= Kurt Hellmann =

Kurt Hellmann (12 May 1922 – 2 April 2013) was a Bavarian clinical pharmacologist best known for his discovery of the biologic activity of two important drugs: Razoxane and Dexrazoxane.

== Career ==
From 1962 until 1987, Hellmann served the Imperial Cancer Research Fund London as founding director of its Department of Cancer Chemotherapy. In 1972, Hellmann published the results of his breakthrough work with DL-razoxane (ICRF-159), the first fully antimetastatic compound discovered for the treatment of cancer. He was the co-founder and long-term editor (1974-1991) of the journal Cancer Treatment Reviews. In 1974, he co-created with Silvio Garattini, the Director of the Mario Negri Institute for Pharmacological Research, Milan, an international body of medical experts called the E.O.R.T.C. Metastasis Club, which evolved in the 1980s into the Metastasis Research Society. He co-edited the organization's official journal, Clinical &Experimental Metastasis from 1984 to 1998. In 1977, he released with co-authors Stephen Carter and Marie Bakowski the oncology standard reference Chemotherapy of Cancer. In 1996, he predicted the importance of preventing pharmacological anthracycline cardiotoxicity in quality of life of cancer survivors.

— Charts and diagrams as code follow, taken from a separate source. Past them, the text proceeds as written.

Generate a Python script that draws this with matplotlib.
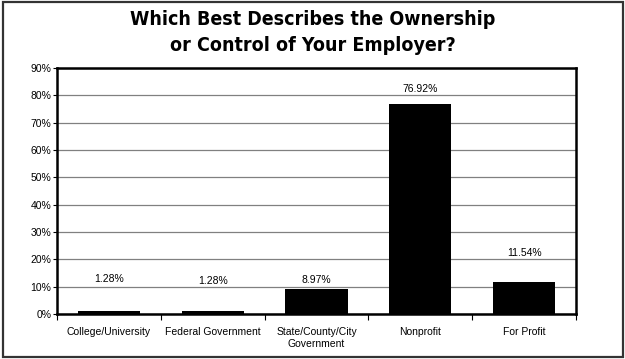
import matplotlib.pyplot as plt
from matplotlib.patches import Rectangle

categories = ["College/University", "Federal Government",
              "State/County/City\nGovernment", "Nonprofit", "For Profit"]
values = [1.28, 1.28, 8.97, 76.92, 11.54]
value_labels = ["1.28%", "1.28%", "8.97%", "76.92%", "11.54%"]
# label heights as drawn in the original (not a constant offset)
label_heights = [12.8, 12.1, 12.6, 82.3, 22.4]
yticks = [0, 10, 20, 30, 40, 50, 60, 70, 80, 90]

plt.rcParams["font.family"] = ["Liberation Sans", "DejaVu Sans"]

fig = plt.figure(figsize=(6.25, 3.59), dpi=100)
fig.patches.append(Rectangle((0.004, 0.006), 0.992, 0.988, transform=fig.transFigure,
                             fill=False, edgecolor="#333333", linewidth=1.6))

ax = fig.add_axes([0.0912, 0.1253, 0.8304, 0.6853])
x = list(range(len(categories)))
ax.bar(x, values, width=0.6, color="black", zorder=3)
for xi, lab, h in zip(x, value_labels, label_heights):
    ax.text(xi, h, lab, ha="center", va="center", fontsize=7.5, zorder=4)

ax.set_xlim(-0.5, len(categories) - 0.5)
ax.set_ylim(0, 90)
ax.set_yticks(yticks)
ax.set_yticklabels([f"{t}%" for t in yticks], fontsize=7.5)
ax.yaxis.grid(True, color="#808080", linewidth=0.9, zorder=0)
ax.set_axisbelow(True)

# tick marks sit on category boundaries, names centred under the bars
ax.set_xticks([i - 0.5 for i in range(len(categories) + 1)])
ax.set_xticklabels([])
ax.set_xticks(x, minor=True)
ax.set_xticklabels(categories, minor=True, fontsize=7.5, linespacing=1.3)
ax.tick_params(axis="x", which="minor", length=0, pad=9)
ax.tick_params(axis="x", which="major", length=4, width=0.8, direction="out")
ax.tick_params(axis="y", length=3, width=0.8, pad=1)

for side in ["top", "bottom", "left", "right"]:
    ax.spines[side].set_linewidth(1.8)

fig.text(0.5, 0.972, "Which Best Describes the Ownership\nor Control of Your Employer?",
         ha="center", va="top", fontsize=14, fontweight="bold",
         family="DejaVu Sans", fontstretch="condensed", linespacing=1.45)

fig.savefig("out.png", dpi=100)
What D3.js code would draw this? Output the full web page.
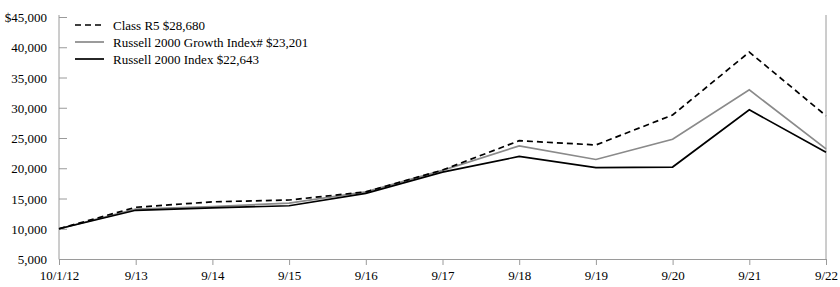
<!DOCTYPE html>
<html>
<head>
<meta charset="utf-8">
<script src="https://cdn.jsdelivr.net/npm/d3@7"></script>
<style>
  body { margin: 0; background: #fff; }
  svg text { font-family: "Liberation Serif", "Times New Roman", serif; font-size: 13px; fill: #000; }
</style>
</head>
<body>
<div id="chart"></div>
<script>
// tick labels along the bottom
var dates = ["10/1/12", "9/13", "9/14", "9/15", "9/16", "9/17", "9/18", "9/19", "9/20", "9/21", "9/22"];

// values
var classR5 = [10000, 13550, 14450, 14750, 16100, 19700, 24550, 23850, 28800, 39200, 28680];
var growth  = [10000, 13250, 13650, 14250, 16100, 19650, 23700, 21450, 24800, 32950, 23201];
var russell = [10000, 13050, 13450, 13800, 15850, 19350, 21950, 20100, 20200, 29650, 22643];

var yTicks = [5000, 10000, 15000, 20000, 25000, 30000, 35000, 40000, 45000];

var legendNames = ["Class R5 $28,680", "Russell 2000 Growth Index# $23,201", "Russell 2000 Index $22,643"];

var margin = {top: 17, right: 14, bottom: 28, left: 59},
    W = 840, H = 287,
    width = W - margin.left - margin.right,
    height = H - margin.top - margin.bottom;

var svg = d3.select("#chart").append("svg")
    .attr("width", W).attr("height", H)
  .append("g")
    .attr("transform", "translate(" + margin.left + "," + margin.top + ")");

var x = d3.scalePoint().domain(dates).range([0, width]);
var y = d3.scaleLinear().domain([5000, 45000]).range([height, 0]);

var axisCol = "#9a9a9a";
var fontFam = "Liberation Serif, Times New Roman, serif";

// y axis, ticks pointing inward
var yAxis = d3.axisRight(y).tickValues(yTicks).tickSize(8).tickSizeOuter(0)
    .tickFormat(function(d){ return (d === 45000 ? "$" : "") + d3.format(",")(d); });
var gy = svg.append("g").call(yAxis)
    .attr("font-family", fontFam).attr("font-size", 13);
gy.select(".domain").attr("stroke", axisCol).attr("d", "M0," + (height + 0.5) + "V-2");
gy.selectAll(".tick line").attr("stroke", axisCol);
gy.selectAll(".tick text").attr("x", -12).attr("text-anchor", "end").attr("dy", "0.35em");

// right border
svg.append("line")
    .attr("x1", width).attr("x2", width)
    .attr("y1", -2).attr("y2", height)
    .attr("stroke", axisCol);

// x axis
var xAxis = d3.axisBottom(x).tickSize(6).tickSizeOuter(0);
var gx = svg.append("g").attr("transform", "translate(0," + height + ")").call(xAxis)
    .attr("font-family", fontFam).attr("font-size", 13);
gx.select(".domain").attr("stroke", axisCol);
gx.selectAll(".tick line").attr("stroke", axisCol);
gx.selectAll(".tick text").attr("dy", "0.95em");

var line = d3.line()
    .x(function(d, i){ return x(dates[i]); })
    .y(function(d){ return y(d); });

var series = [
  {vals: growth,  color: "#8a8a8a", dash: null},
  {vals: russell, color: "#000",    dash: null},
  {vals: classR5, color: "#000",    dash: "6,4"}
];

series.forEach(function(s){
  svg.append("path")
    .datum(s.vals)
    .attr("d", line)
    .attr("fill", "none")
    .attr("stroke", s.color)
    .attr("stroke-width", 1.7)
    .attr("stroke-dasharray", s.dash);
});

// legend
var legStyles = [
  {color: "#000", dash: "6,4"},
  {color: "#8a8a8a", dash: null},
  {color: "#000", dash: null}
];
var leg = svg.append("g").attr("transform", "translate(16,8)");
legendNames.forEach(function(n, i){
  var row = leg.append("g").attr("transform", "translate(0," + (i * 17) + ")");
  row.append("line")
    .attr("x1", 0).attr("x2", 29)
    .attr("stroke", legStyles[i].color)
    .attr("stroke-width", 1.7)
    .attr("stroke-dasharray", legStyles[i].dash);
  row.append("text").attr("x", 38).attr("dy", "0.35em").text(n);
});
</script>
</body>
</html>
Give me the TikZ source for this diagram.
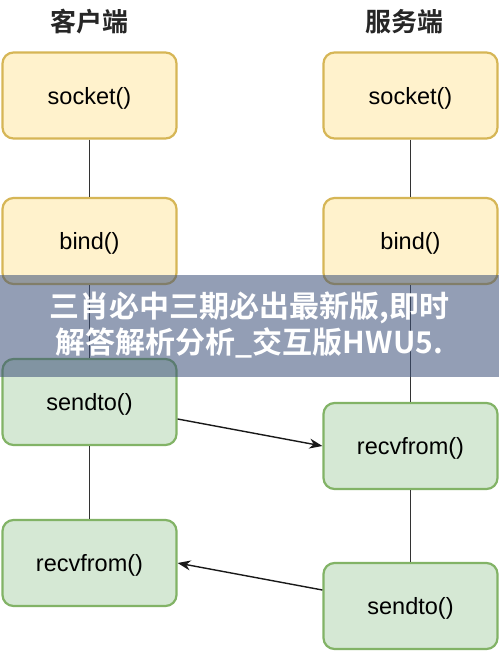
\documentclass[tikz,border=0pt]{standalone}
\usepackage{fontspec}
\setmainfont{Liberation Sans}
\newfontfamily\cjk{Noto Sans CJK SC}[BoldFont={Noto Sans CJK SC Bold}]
\usetikzlibrary{arrows.meta,positioning}
\definecolor{yfill}{HTML}{FFF2CC}
\definecolor{yline}{HTML}{D6B656}
\definecolor{gfill}{HTML}{D5E8D4}
\definecolor{gline}{HTML}{82B366}
\definecolor{conn}{HTML}{333333}
\definecolor{bandcol}{RGB}{60,80,122}
\begin{document}
\begin{tikzpicture}[x=1pt,y=-1pt,
  box/.style={draw, rounded corners=11pt, line width=2.2pt, minimum width=174pt, minimum height=86pt,
    inner sep=0pt, text depth=0pt, font=\fontsize{23.5}{27}\selectfont},
  ybox/.style={box, fill=yfill, draw=yline},
  gbox/.style={box, fill=gfill, draw=gline},
  link/.style={draw=conn, line width=1.4pt},
  msg/.style={draw=black!90, line width=1.4pt, -{Stealth[length=13pt,width=10pt]}},
  title/.style={font=\cjk\bfseries\fontsize{26}{30}\selectfont, text=black!85}]
\useasboundingbox (0,0) rectangle (499,653);
\fill[white] (0,0) rectangle (499,653);
% titles
\node[title] (tc) at (89.5,22) {客户端};
\node[title] (ts) at (404,22) {服务端};
% client
\node[ybox] (ls) at (89.5,95.5) {socket()};
\node[ybox] (lb) at (89.5,241) {bind()};
\node[gbox] (lsd) at (89.5,402) {sendto()};
\node[gbox] (lr) at (89.5,563) {recvfrom()};
% server
\node[ybox] (rs) at (410.5,95.5) {socket()};
\node[ybox] (rb) at (410.5,241) {bind()};
\node[gbox] (rr) at (410.5,446) {recvfrom()};
\node[gbox] (rsd) at (410.5,606) {sendto()};
% vertical links
\draw[link] (ls) -- (lb);
\draw[link] (lb) -- (lsd);
\draw[link] (lsd) -- (lr);
\draw[link] (rs) -- (rb);
\draw[link] (rb) -- (rr);
\draw[link] (rr) -- (rsd);
% messages
\draw[msg] ([yshift=-17pt]lsd.east) -- (rr.west);
\draw[msg] ([yshift=16pt]rsd.west) -- (lr.east);
% banner
\fill[bandcol, opacity=0.55] (0,275) rectangle (499,377);
\node[font=\cjk\bfseries\fontsize{30}{36}\selectfont, text=white, align=center] (band) at (249.5,325)
  {三肖必中三期必出最新版,即时\\解答解析分析\_交互版HWU5.};
\end{tikzpicture}
\end{document}
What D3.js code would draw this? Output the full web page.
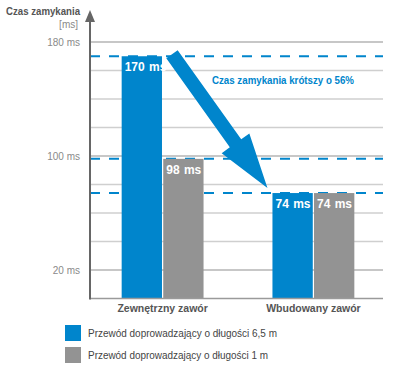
<!DOCTYPE html>
<html>
<head>
<meta charset="utf-8">
<script src="https://cdn.jsdelivr.net/npm/d3@7"></script>
<style>
  body { margin: 0; background: #fff; }
  svg { display: block; font-family: "Liberation Sans", Arial, sans-serif; }
</style>
</head>
<body>
<div id="chart"></div>
<script>
const categories = ['Zewnętrzny zawór', 'Wbudowany zawór'];
const series = ['Przewód doprowadzający o długości 6,5 m', 'Przewód doprowadzający o długości 1 m'];
const values = [[170, 98], [74, 74]]; // per category: [6,5 m, 1 m]
const tickValues = [20, 100, 180];
const gridValues = [20, 40, 60, 80, 100, 120, 140, 160, 180];
const colors = ['#0085cc', '#939393'];
const annotation = 'Czas zamykania krótszy o 56%';

const width = 400, height = 370;
const svg = d3.select('#chart').append('svg')
    .attr('width', width).attr('height', height);

const area = { left: 90, right: 383, top: 22, bottom: 298.5 };

const y = d3.scaleLinear().domain([0, 180]).range([area.bottom, 42]);
const x0 = d3.scaleBand().domain(categories).range([90, 386])
    .paddingInner(0.457).paddingOuter(0.21);
const x1 = d3.scaleBand().domain(d3.range(series.length)).range([0, x0.bandwidth()])
    .paddingInner(0.03);

// gridlines
svg.append('g')
    .selectAll('line').data(gridValues).join('line')
    .attr('x1', area.left).attr('x2', area.right)
    .attr('y1', d => y(d)).attr('y2', d => y(d))
    .attr('stroke', d => tickValues.includes(d) ? '#b4b4b4' : '#cfcfcf')
    .attr('stroke-width', 1.5);

// dashed reference lines at bar values
const dashVals = Array.from(new Set(values.flat()));
svg.append('g')
    .selectAll('line').data(dashVals).join('line')
    .attr('x1', area.left).attr('x2', area.right)
    .attr('y1', d => y(d)).attr('y2', d => y(d))
    .attr('stroke', colors[0])
    .attr('stroke-width', 2)
    .attr('stroke-dasharray', '10,9');

// bars
const groups = svg.append('g').selectAll('g').data(categories).join('g')
    .attr('transform', d => `translate(${x0(d)},0)`);

groups.selectAll('rect')
    .data((d, i) => values[i].map((v, j) => ({ v, j })))
    .join('rect')
    .attr('x', d => x1(d.j))
    .attr('width', x1.bandwidth())
    .attr('y', d => y(d.v))
    .attr('height', d => y(0) - y(d.v))
    .attr('fill', d => colors[d.j]);

groups.selectAll('text')
    .data((d, i) => values[i].map((v, j) => ({ v, j })))
    .join('text')
    .attr('x', d => x1(d.j) + 3)
    .attr('y', d => y(d.v) + 15)
    .attr('fill', '#fff')
    .style('font-weight', 'bold')
    .style('font-size', '12px')
    .style('word-spacing', '1px')
    .text(d => `${d.v} ms`);

// category labels
svg.append('g').selectAll('text').data(categories).join('text')
    .attr('x', d => x0(d) + x0.bandwidth() / 2)
    .attr('y', 312)
    .attr('text-anchor', 'middle')
    .attr('fill', '#555')
    .style('font-weight', 'bold')
    .style('font-size', '10.5px')
    .text(d => d);

// axes
const yAxis = svg.append('g')
    .attr('transform', `translate(${area.left},0)`)
    .call(d3.axisLeft(y).tickValues(tickValues).tickSize(0).tickPadding(10)
        .tickFormat(d => `${d} ms`));
yAxis.select('.domain').remove();
yAxis.selectAll('text')
    .attr('fill', '#8a8a8a')
    .style('font-size', '10px')
    .style('font-family', '"Liberation Sans", Arial, sans-serif');

svg.append('line')
    .attr('x1', area.left).attr('x2', area.right)
    .attr('y1', area.bottom).attr('y2', area.bottom)
    .attr('stroke', '#9a9a9a').attr('stroke-width', 1.5);

svg.append('line')
    .attr('x1', area.left).attr('x2', area.left)
    .attr('y1', area.bottom + 1).attr('y2', area.top)
    .attr('stroke', '#666').attr('stroke-width', 2);
svg.append('path')
    .attr('d', `M${area.left - 5},${area.top}L${area.left},${area.top - 12}L${area.left + 5},${area.top}Z`)
    .attr('fill', '#666');

// axis title
svg.append('text').attr('x', 6).attr('y', 15)
    .attr('textLength', 74).attr('lengthAdjust', 'spacingAndGlyphs')
    .attr('fill', '#555').style('font-weight', 'bold').style('font-size', '10.5px')
    .text('Czas zamykania');
svg.append('text').attr('x', 78).attr('y', 28).attr('text-anchor', 'end')
    .attr('fill', '#8a8a8a').style('font-size', '10px')
    .text('[ms]');

// big arrow from the tallest bar to the shorter one
const tail = [x0(categories[0]) + x1(0) + x1.bandwidth() + 10, y(values[0][0]) - 2];
const tip = [x0(categories[1]) + x1(0) - 5, y(values[1][0]) - 5];
const dx = tip[0] - tail[0], dy = tip[1] - tail[1];
const len = Math.hypot(dx, dy);
const ux = dx / len, uy = dy / len, px = uy, py = -ux;
const shaftW = 7, headW = 17, headL = 55;
const hb = [tip[0] - ux * headL, tip[1] - uy * headL];
const pts = [
  [tail[0] + px * shaftW, tail[1] + py * shaftW],
  [hb[0] + px * shaftW, hb[1] + py * shaftW],
  [hb[0] + px * headW, hb[1] + py * headW],
  tip,
  [hb[0] - px * headW, hb[1] - py * headW],
  [hb[0] - px * shaftW, hb[1] - py * shaftW],
  [tail[0] - px * shaftW, tail[1] - py * shaftW]
];
svg.append('path')
    .attr('d', d3.line()(pts) + 'Z')
    .attr('fill', colors[0]);

svg.append('text').attr('x', 212).attr('y', 84)
    .attr('textLength', 142).attr('lengthAdjust', 'spacingAndGlyphs')
    .attr('fill', colors[0]).style('font-weight', 'bold').style('font-size', '10px')
    .text(annotation);

// legend
const legendLen = [189, 180];
const legend = svg.append('g').selectAll('g').data(series).join('g')
    .attr('transform', (d, i) => `translate(65,${325 + i * 22})`);
legend.append('rect').attr('width', 16).attr('height', 16)
    .attr('fill', (d, i) => colors[i]);
legend.append('text').attr('x', 23).attr('y', 12)
    .attr('textLength', (d, i) => legendLen[i]).attr('lengthAdjust', 'spacingAndGlyphs')
    .attr('fill', '#444').style('font-size', '10.5px')
    .text(d => d);
</script>
</body>
</html>
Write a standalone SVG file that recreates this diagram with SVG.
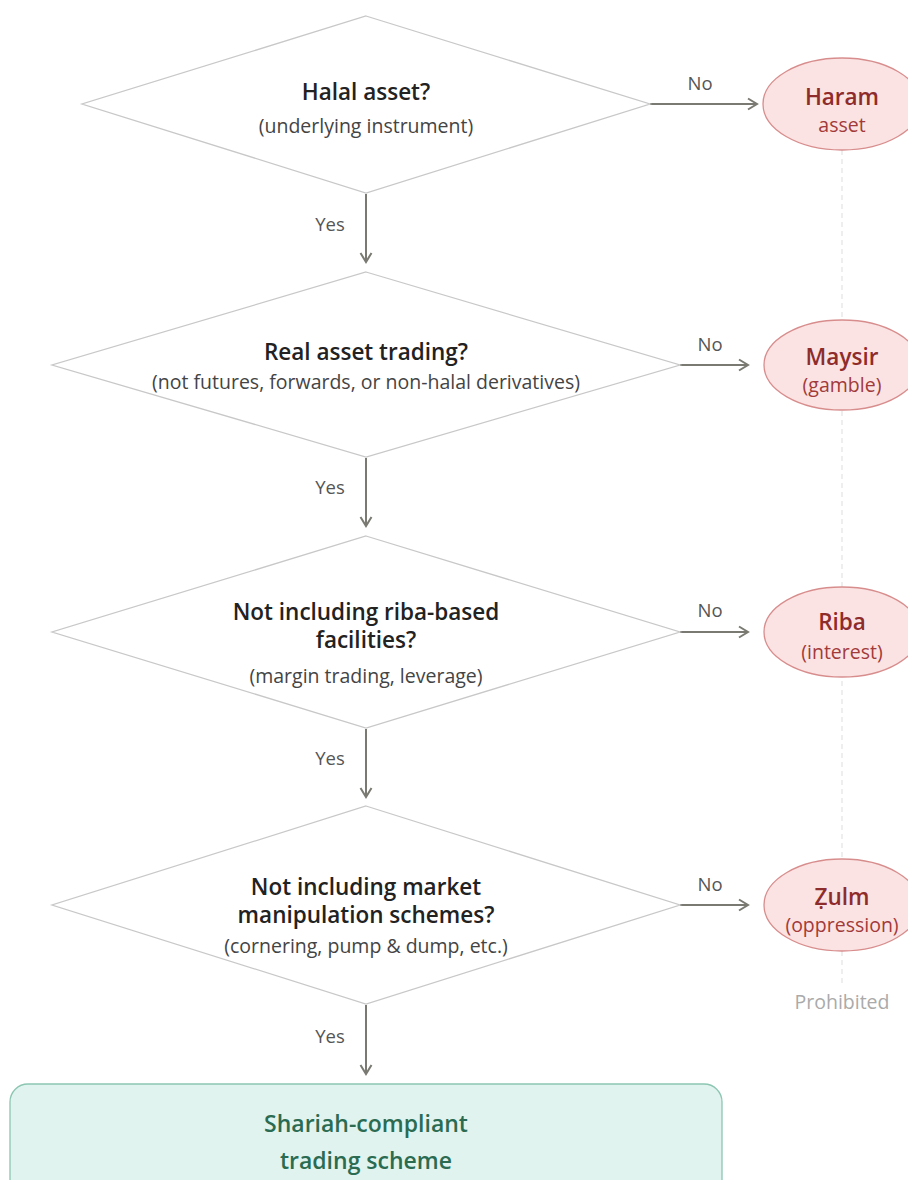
<svg xmlns="http://www.w3.org/2000/svg" width="908" height="1180" viewBox="0 0 908 1180">
<style>
.dia{fill:#fff;stroke:#c8c8c8;stroke-width:1.3}
.t{font-family:"Open Sans","Noto Sans",sans-serif;text-anchor:middle}
.ti{font-size:22.5px;font-weight:600;fill:#222}
.sub{font-size:19.5px;fill:#444}
.lbl{font-size:18.5px;fill:#555}
.conn{stroke:#7a7a72;stroke-width:2;fill:none}
.ell{fill:#fbe3e3;stroke:#d88d8d;stroke-width:1.3}
.et{font-size:22.5px;font-weight:600;fill:#8e2c2c}
.es{font-size:19.5px;fill:#a23a3a}
</style>
<defs>
<marker id="ah" markerWidth="14" markerHeight="14" refX="11" refY="7" orient="auto" markerUnits="userSpaceOnUse">
<path d="M2,1.5 L11,7 L2,12.5" fill="none" stroke="#7a7a72" stroke-width="2"/>
</marker>
</defs>
<rect width="908" height="1180" fill="#fff"/>
<line x1="842" y1="150" x2="842" y2="985" stroke="#ddd" stroke-width="1" stroke-dasharray="5,4"/>
<g id="connectors">
<line class="conn" x1="366" y1="194" x2="366" y2="262" marker-end="url(#ah)"/>
<line class="conn" x1="366" y1="458" x2="366" y2="526" marker-end="url(#ah)"/>
<line class="conn" x1="366" y1="729" x2="366" y2="797" marker-end="url(#ah)"/>
<line class="conn" x1="366" y1="1005" x2="366" y2="1074" marker-end="url(#ah)"/>
<line class="conn" x1="650" y1="104" x2="757" y2="104" marker-end="url(#ah)"/>
<line class="conn" x1="680" y1="365" x2="748" y2="365" marker-end="url(#ah)"/>
<line class="conn" x1="680" y1="632" x2="748" y2="632" marker-end="url(#ah)"/>
<line class="conn" x1="680" y1="905" x2="748" y2="905" marker-end="url(#ah)"/>
<text class="t lbl" x="330" y="231">Yes</text>
<text class="t lbl" x="330" y="494">Yes</text>
<text class="t lbl" x="330" y="765">Yes</text>
<text class="t lbl" x="330" y="1043">Yes</text>
<text class="t lbl" x="700" y="90">No</text>
<text class="t lbl" x="710" y="351">No</text>
<text class="t lbl" x="710" y="617">No</text>
<text class="t lbl" x="710" y="891">No</text>
</g>
<g id="q1">
<polygon class="dia" points="366,16 650,104 366,193 82,104"/>
<text class="t ti" x="366" y="100">Halal asset?</text>
<text class="t sub" x="366" y="133">(underlying instrument)</text>
</g>
<g id="q2">
<polygon class="dia" points="366,272 680,365 366,457 52,365"/>
<text class="t ti" x="366" y="360">Real asset trading?</text>
<text class="t sub" x="366" y="389">(not futures, forwards, or non-halal derivatives)</text>
</g>
<g id="q3">
<polygon class="dia" points="366,536 680,632 366,728 52,632"/>
<text class="t ti" x="366" y="620">Not including riba-based</text>
<text class="t ti" x="366" y="648">facilities?</text>
<text class="t sub" x="366" y="683">(margin trading, leverage)</text>
</g>
<g id="q4">
<polygon class="dia" points="366,806 680,905 366,1004 52,905"/>
<text class="t ti" x="366" y="895">Not including market</text>
<text class="t ti" x="366" y="923">manipulation schemes?</text>
<text class="t sub" x="366" y="953">(cornering, pump &amp; dump, etc.)</text>
</g>
<g id="haram">
<ellipse class="ell" cx="842" cy="104" rx="79" ry="46"/>
<text class="t et" x="842" y="105">Haram</text>
<text class="t es" x="842" y="132">asset</text>
</g>
<g id="maysir">
<ellipse class="ell" cx="842" cy="365" rx="78" ry="45"/>
<text class="t et" x="842" y="365">Maysir</text>
<text class="t es" x="842" y="392">(gamble)</text>
</g>
<g id="riba">
<ellipse class="ell" cx="842" cy="632" rx="78" ry="45"/>
<text class="t et" x="842" y="630">Riba</text>
<text class="t es" x="842" y="659">(interest)</text>
</g>
<g id="zulm">
<ellipse class="ell" cx="842" cy="905" rx="78" ry="46"/>
<text class="t et" x="842" y="905">Ẓulm</text>
<text class="t es" x="842" y="932">(oppression)</text>
</g>
<text class="t" x="842" y="1009" font-size="19.5" fill="#aaa">Prohibited</text>
<g id="result">
<rect x="10" y="1084" width="712" height="130" rx="18" fill="#e0f3ee" stroke="#8cc6b2" stroke-width="1.3"/>
<text class="t" x="366" y="1132" font-size="23" font-weight="600" fill="#2b6b52">Shariah-compliant</text>
<text class="t" x="366" y="1169" font-size="23" font-weight="600" fill="#2b6b52">trading scheme</text>
</g>
</svg>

== Personal life and education ==
A native of Nürnberg, Bavaria, Hellmann emigrated to England as a child in 1933. After World War II service as an engineer, he turned his studies to chemistry at Oxford, receiving a Pharmacology Doctor of Philosophy degree in 1953, a Bachelor of Medicine, Bachelor of Surgery in 1958, and a Doctor of Medicine degree in 1964. During his studies, in 1959, he met his future wife, Jane, wedding her in 1961. He had been a resident of East Sussex, UK, for over 30 years at the time of his death at the age of 90 in 2013. His wife survived him.